» **Problem details**: Reproduce the data below in full and exclude every picture.

-- START --

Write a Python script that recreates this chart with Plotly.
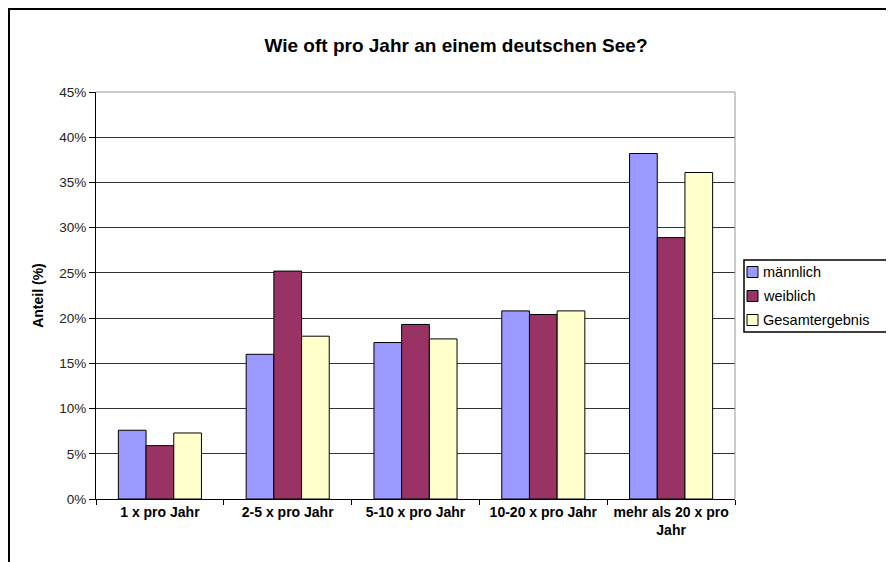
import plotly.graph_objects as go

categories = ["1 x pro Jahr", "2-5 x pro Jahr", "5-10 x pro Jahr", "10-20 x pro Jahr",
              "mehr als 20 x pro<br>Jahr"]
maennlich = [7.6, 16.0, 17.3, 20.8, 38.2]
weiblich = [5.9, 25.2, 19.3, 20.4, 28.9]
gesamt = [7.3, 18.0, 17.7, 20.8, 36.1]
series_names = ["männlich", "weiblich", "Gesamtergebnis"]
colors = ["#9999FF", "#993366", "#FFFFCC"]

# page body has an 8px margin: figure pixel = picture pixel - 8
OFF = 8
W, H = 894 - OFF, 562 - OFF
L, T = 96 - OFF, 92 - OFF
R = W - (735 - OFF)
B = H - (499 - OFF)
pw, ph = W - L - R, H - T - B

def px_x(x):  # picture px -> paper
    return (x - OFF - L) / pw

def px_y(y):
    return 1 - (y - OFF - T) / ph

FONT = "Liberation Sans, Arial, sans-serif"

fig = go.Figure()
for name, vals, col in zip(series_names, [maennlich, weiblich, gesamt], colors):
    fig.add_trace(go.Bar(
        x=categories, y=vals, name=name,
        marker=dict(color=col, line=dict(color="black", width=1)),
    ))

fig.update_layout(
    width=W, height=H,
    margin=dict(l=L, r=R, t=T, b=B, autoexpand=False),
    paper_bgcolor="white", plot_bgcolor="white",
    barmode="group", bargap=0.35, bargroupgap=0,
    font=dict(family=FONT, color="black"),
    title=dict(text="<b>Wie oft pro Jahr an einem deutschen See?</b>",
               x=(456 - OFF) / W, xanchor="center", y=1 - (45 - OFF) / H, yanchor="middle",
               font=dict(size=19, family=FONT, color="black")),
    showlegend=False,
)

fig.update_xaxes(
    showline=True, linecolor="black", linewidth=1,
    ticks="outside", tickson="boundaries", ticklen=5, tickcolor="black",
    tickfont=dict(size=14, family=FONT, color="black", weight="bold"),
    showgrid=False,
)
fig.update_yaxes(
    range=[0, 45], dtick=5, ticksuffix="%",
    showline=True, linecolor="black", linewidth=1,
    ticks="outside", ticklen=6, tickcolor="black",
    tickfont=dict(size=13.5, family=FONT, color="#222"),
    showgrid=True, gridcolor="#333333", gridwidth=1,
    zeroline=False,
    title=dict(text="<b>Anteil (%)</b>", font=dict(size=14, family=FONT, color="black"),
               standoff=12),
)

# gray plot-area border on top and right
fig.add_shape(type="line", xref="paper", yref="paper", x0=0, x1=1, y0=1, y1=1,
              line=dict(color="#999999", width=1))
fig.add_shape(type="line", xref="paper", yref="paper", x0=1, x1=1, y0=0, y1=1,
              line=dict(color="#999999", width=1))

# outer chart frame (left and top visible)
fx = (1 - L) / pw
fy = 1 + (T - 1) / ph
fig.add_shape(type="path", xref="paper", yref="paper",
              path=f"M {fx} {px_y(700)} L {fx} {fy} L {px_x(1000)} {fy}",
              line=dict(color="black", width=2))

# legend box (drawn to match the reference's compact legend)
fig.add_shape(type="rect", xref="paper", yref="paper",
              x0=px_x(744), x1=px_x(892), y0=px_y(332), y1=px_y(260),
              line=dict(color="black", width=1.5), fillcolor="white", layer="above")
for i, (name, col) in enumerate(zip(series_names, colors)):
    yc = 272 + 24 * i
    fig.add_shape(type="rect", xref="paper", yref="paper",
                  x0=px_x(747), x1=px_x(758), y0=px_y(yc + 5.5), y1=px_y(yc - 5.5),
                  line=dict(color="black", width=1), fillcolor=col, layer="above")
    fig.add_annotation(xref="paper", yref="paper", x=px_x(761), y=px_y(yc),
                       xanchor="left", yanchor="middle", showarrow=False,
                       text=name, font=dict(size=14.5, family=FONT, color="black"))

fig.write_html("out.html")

-- END --

» **Response to the task**:
Write a Python script that recreates this chart with Plotly.
import plotly.graph_objects as go

categories = ["1 x pro Jahr", "2-5 x pro Jahr", "5-10 x pro Jahr", "10-20 x pro Jahr",
              "mehr als 20 x pro<br>Jahr"]
maennlich = [7.6, 16.0, 17.3, 20.8, 38.2]
weiblich = [5.9, 25.2, 19.3, 20.4, 28.9]
gesamt = [7.3, 18.0, 17.7, 20.8, 36.1]
series_names = ["männlich", "weiblich", "Gesamtergebnis"]
colors = ["#9999FF", "#993366", "#FFFFCC"]

# page body has an 8px margin: figure pixel = picture pixel - 8
OFF = 8
W, H = 894 - OFF, 562 - OFF
L, T = 96 - OFF, 92 - OFF
R = W - (735 - OFF)
B = H - (499 - OFF)
pw, ph = W - L - R, H - T - B

def px_x(x):  # picture px -> paper
    return (x - OFF - L) / pw

def px_y(y):
    return 1 - (y - OFF - T) / ph

FONT = "Liberation Sans, Arial, sans-serif"

fig = go.Figure()
for name, vals, col in zip(series_names, [maennlich, weiblich, gesamt], colors):
    fig.add_trace(go.Bar(
        x=categories, y=vals, name=name,
        marker=dict(color=col, line=dict(color="black", width=1)),
    ))

fig.update_layout(
    width=W, height=H,
    margin=dict(l=L, r=R, t=T, b=B, autoexpand=False),
    paper_bgcolor="white", plot_bgcolor="white",
    barmode="group", bargap=0.35, bargroupgap=0,
    font=dict(family=FONT, color="black"),
    title=dict(text="<b>Wie oft pro Jahr an einem deutschen See?</b>",
               x=(456 - OFF) / W, xanchor="center", y=1 - (45 - OFF) / H, yanchor="middle",
               font=dict(size=19, family=FONT, color="black")),
    showlegend=False,
)

fig.update_xaxes(
    showline=True, linecolor="black", linewidth=1,
    ticks="outside", tickson="boundaries", ticklen=5, tickcolor="black",
    tickfont=dict(size=14, family=FONT, color="black", weight="bold"),
    showgrid=False,
)
fig.update_yaxes(
    range=[0, 45], dtick=5, ticksuffix="%",
    showline=True, linecolor="black", linewidth=1,
    ticks="outside", ticklen=6, tickcolor="black",
    tickfont=dict(size=13.5, family=FONT, color="#222"),
    showgrid=True, gridcolor="#333333", gridwidth=1,
    zeroline=False,
    title=dict(text="<b>Anteil (%)</b>", font=dict(size=14, family=FONT, color="black"),
               standoff=12),
)

# gray plot-area border on top and right
fig.add_shape(type="line", xref="paper", yref="paper", x0=0, x1=1, y0=1, y1=1,
              line=dict(color="#999999", width=1))
fig.add_shape(type="line", xref="paper", yref="paper", x0=1, x1=1, y0=0, y1=1,
              line=dict(color="#999999", width=1))

# outer chart frame (left and top visible)
fx = (1 - L) / pw
fy = 1 + (T - 1) / ph
fig.add_shape(type="path", xref="paper", yref="paper",
              path=f"M {fx} {px_y(700)} L {fx} {fy} L {px_x(1000)} {fy}",
              line=dict(color="black", width=2))

# legend box (drawn to match the reference's compact legend)
fig.add_shape(type="rect", xref="paper", yref="paper",
              x0=px_x(744), x1=px_x(892), y0=px_y(332), y1=px_y(260),
              line=dict(color="black", width=1.5), fillcolor="white", layer="above")
for i, (name, col) in enumerate(zip(series_names, colors)):
    yc = 272 + 24 * i
    fig.add_shape(type="rect", xref="paper", yref="paper",
                  x0=px_x(747), x1=px_x(758), y0=px_y(yc + 5.5), y1=px_y(yc - 5.5),
                  line=dict(color="black", width=1), fillcolor=col, layer="above")
    fig.add_annotation(xref="paper", yref="paper", x=px_x(761), y=px_y(yc),
                       xanchor="left", yanchor="middle", showarrow=False,
                       text=name, font=dict(size=14.5, family=FONT, color="black"))

fig.write_html("out.html")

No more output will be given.